Kerry Howley sensibly suggests that we approach the question of how much “libertarian freedom” women enjoyed in the late 19th century by looking to see what a libertarian woman of that era had to say about it.
Kerry suggests this passage from Voltairine de Cleyre’s Sex Slavery (1890):
He beheld every married woman what she is, a bonded slave, who takes her master’s name, her master’s bread, her master’s commands, and serves her master’s passion; who passes through the ordeal of pregnancy and the throes of travail at his dictation, not at her desire; who can control no property, not even her own body, without his consent, and from whose straining arms the children she bears may be torn at his pleasure, or willed away while they are yet unborn.
I would not characterize this as an illustration of one form “libertarian freedom” might take. But Bryan Caplan might persist in arguing that women were in some sense free to opt out of this sort tyrannical arrangement. If de Cleyre could opt out, other women could as well, right? I don’t think it’s that easy. Bryan is unjustifiably ignoring the developmental prerequisites for autonomous or robustly voluntary choice.

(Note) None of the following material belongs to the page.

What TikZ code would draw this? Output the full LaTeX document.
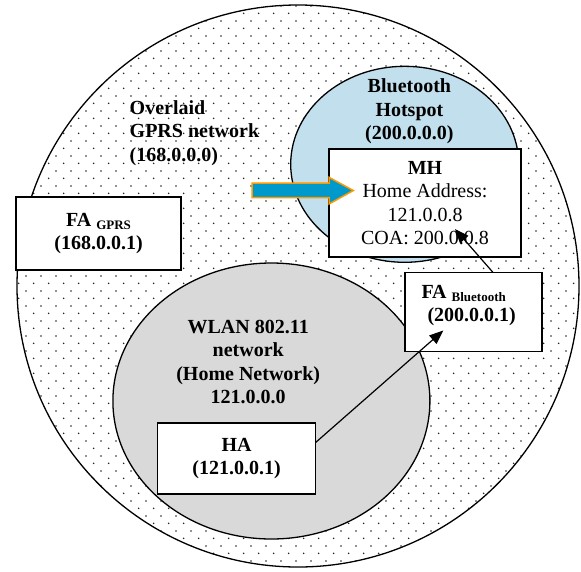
\documentclass[tikz,border=0pt]{standalone}
\usepackage{fontspec}
\setmainfont{Liberation Serif}
\usetikzlibrary{arrows.meta,patterns,calc,shapes.geometric}

% staggered grid of small dots for the GPRS coverage area
\pgfdeclarepatternformonly{sparsedots}{\pgfpointorigin}{\pgfpoint{15.33pt}{15.33pt}}{\pgfpoint{15.33pt}{15.33pt}}{%
  \pgfpathcircle{\pgfpoint{3.83pt}{3.83pt}}{0.9pt}%
  \pgfpathcircle{\pgfpoint{11.5pt}{11.5pt}}{0.9pt}%
  \pgfusepath{fill}}

\definecolor{hotspotblue}{RGB}{193,223,236}
\definecolor{homegray}{RGB}{217,217,217}
\definecolor{arrowblue}{RGB}{0,153,204}
\definecolor{arroworange}{RGB}{255,153,0}

\begin{document}
\begin{tikzpicture}[x=1pt,y=-1pt,
  every node/.style={font=\fontsize{20}{23.5}\selectfont\bfseries, align=center, inner sep=0pt, outer sep=0pt},
  netbox/.style={draw, fill=white, line width=1.4pt},
  area/.style={draw, line width=1.3pt, inner sep=0pt},
  link/.style={line width=1.2pt, -{Triangle[length=14pt,width=11pt]}}]
\fill[white] (0,0) rectangle (581,571);
\useasboundingbox (0,0) rectangle (581,571);

% coverage areas
\node[area, circle, minimum size=562pt, pattern=sparsedots, pattern color=black!85] (gprs) at (298,286) {};
\node[area, ellipse, minimum width=228pt, minimum height=196pt, fill=hotspotblue] (hotspot) at (404.7,164.3) {};
\node[area, ellipse, minimum width=317pt, minimum height=276pt, fill=homegray] (wlan) at (271.4,401) {};

% area labels
\node[anchor=west, align=left] (gprslabel) at (129.7,133) {Overlaid\\GPRS network\\(168.0.0.0)};
\node (hotspotlabel) at (409.4,111.5) {Bluetooth\\Hotspot\\(200.0.0.0)};
\node (wlanlabel) at (248.2,361.8) {WLAN 802.11\\network\\(Home Network)\\121.0.0.0};

% hosts and agents
\node[netbox, minimum width=192pt, minimum height=108pt] (mh) at (425,203)
  {MH\\{\mdseries Home Address:}\\{\mdseries 121.0.0.8}\\{\mdseries COA: 200.0.0.8}};
\node[netbox, minimum width=165pt, minimum height=73pt] (fagprs) at (98.5,233.5)
  {FA \raisebox{-3pt}{\fontsize{13}{13}\selectfont GPRS}\\(168.0.0.1)};
\node[netbox, minimum width=137pt, minimum height=79pt] (fabt) at (473.5,311.7) {};
\node[anchor=west, align=left] (fabtlabel) at (421.5,305.5)
  {FA \raisebox{-3pt}{\fontsize{13}{13}\selectfont Bluetooth}\\\hspace*{6pt}(200.0.0.1)};
\node[netbox, minimum width=158pt, minimum height=71pt] (ha) at (236.6,458.5) {HA\\(121.0.0.1)};

% movement of the mobile host into the hotspot
\draw[fill=arrowblue, draw=arroworange, line width=1.5pt, line join=miter]
  (252,183) -- (329,183) -- (329,177.3) -- (353.3,190.5) -- (329,204) -- (329,197.5) -- (252,197.5) -- cycle;

% tunnelling path HA -> FA -> MH
\coordinate (hatail) at ($(ha.north east)+(0,19.5)$);
\coordinate (fabthead) at ($(fabt.north west)+(38.3,58.3)$);
\coordinate (fabttail) at ($(fabt.north west)+(87.8,0)$);
\coordinate (mhhead) at ($(mh.north west)+(126,80)$);
\draw[link] (hatail) -- (fabthead);
\draw[link] (fabttail) -- (mhhead);
\end{tikzpicture}
\end{document}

One way to deny an individual the ability to choose really freely is to raise her in a way that constantly cultivates and reinforces a set of preferences and expectations that fit comfortably within a social and legal order of paternalistic control and systematic inequality of status and rights.
One time-honored criticism of paternalism is that it infantilizes adults and leaves them unprepared to make wise choices on their own behalf, thereby reinforcing paternalistic laws and norms by making them seem necessary. I wonder if Bryan thinks this is an ineffective criticism of paternalism? I take it that he would be unwilling to endorse slavery even if slaves could be conditioned from childhood to consent to their chains?

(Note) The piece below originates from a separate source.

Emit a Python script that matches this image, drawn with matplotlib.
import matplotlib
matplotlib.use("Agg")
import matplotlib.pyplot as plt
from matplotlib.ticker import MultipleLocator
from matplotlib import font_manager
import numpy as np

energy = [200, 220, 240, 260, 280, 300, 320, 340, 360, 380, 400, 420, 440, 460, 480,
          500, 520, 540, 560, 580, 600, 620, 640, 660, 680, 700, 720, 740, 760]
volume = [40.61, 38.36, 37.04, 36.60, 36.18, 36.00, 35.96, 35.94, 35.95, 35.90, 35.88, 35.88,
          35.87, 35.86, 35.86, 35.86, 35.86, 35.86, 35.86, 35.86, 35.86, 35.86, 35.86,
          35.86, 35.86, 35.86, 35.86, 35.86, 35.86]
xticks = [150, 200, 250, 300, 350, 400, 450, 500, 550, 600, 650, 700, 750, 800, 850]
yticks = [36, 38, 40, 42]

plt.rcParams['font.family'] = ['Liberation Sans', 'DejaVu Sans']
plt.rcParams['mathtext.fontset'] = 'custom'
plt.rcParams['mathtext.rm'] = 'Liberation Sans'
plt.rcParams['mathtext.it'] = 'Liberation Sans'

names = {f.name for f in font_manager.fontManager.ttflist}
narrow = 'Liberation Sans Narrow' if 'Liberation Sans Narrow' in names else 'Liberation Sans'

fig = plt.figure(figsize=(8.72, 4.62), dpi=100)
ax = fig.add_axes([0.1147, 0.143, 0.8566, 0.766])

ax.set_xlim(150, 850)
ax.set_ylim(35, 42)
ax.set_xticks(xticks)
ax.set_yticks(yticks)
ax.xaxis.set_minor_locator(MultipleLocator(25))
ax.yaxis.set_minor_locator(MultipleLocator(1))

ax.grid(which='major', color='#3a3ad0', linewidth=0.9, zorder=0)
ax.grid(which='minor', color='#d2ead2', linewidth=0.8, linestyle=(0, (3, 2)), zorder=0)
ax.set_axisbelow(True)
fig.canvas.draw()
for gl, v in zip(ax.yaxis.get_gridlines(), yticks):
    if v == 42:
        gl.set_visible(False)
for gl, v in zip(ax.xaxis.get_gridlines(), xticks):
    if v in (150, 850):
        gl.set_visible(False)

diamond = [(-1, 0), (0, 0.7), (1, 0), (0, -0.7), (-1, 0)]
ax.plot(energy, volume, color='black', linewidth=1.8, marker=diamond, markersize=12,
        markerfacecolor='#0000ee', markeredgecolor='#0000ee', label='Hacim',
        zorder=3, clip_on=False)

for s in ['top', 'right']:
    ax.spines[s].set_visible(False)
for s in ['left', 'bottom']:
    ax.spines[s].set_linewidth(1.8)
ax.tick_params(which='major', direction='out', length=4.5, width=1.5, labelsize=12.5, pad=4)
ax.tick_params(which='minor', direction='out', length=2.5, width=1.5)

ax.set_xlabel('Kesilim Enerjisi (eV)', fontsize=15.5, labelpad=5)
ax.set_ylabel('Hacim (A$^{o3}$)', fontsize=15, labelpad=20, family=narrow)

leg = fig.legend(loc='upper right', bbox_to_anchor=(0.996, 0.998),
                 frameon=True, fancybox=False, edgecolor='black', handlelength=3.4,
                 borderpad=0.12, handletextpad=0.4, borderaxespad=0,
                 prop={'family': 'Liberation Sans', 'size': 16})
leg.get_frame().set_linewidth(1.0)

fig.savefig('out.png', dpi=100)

Bryan concludes his most recent post this way:
I know that non-libertarians won’t be satisfied, but the point of my post was to show that women had more libertarian freedom in 1880 than they do today, not convert skeptics to libertarianism.
I think Bryan should see that what he has done is to offer to the historically well-informed (libertarian or not) a very powerful case that “libertarian freedom,” as he conceives it, is a worthless idea.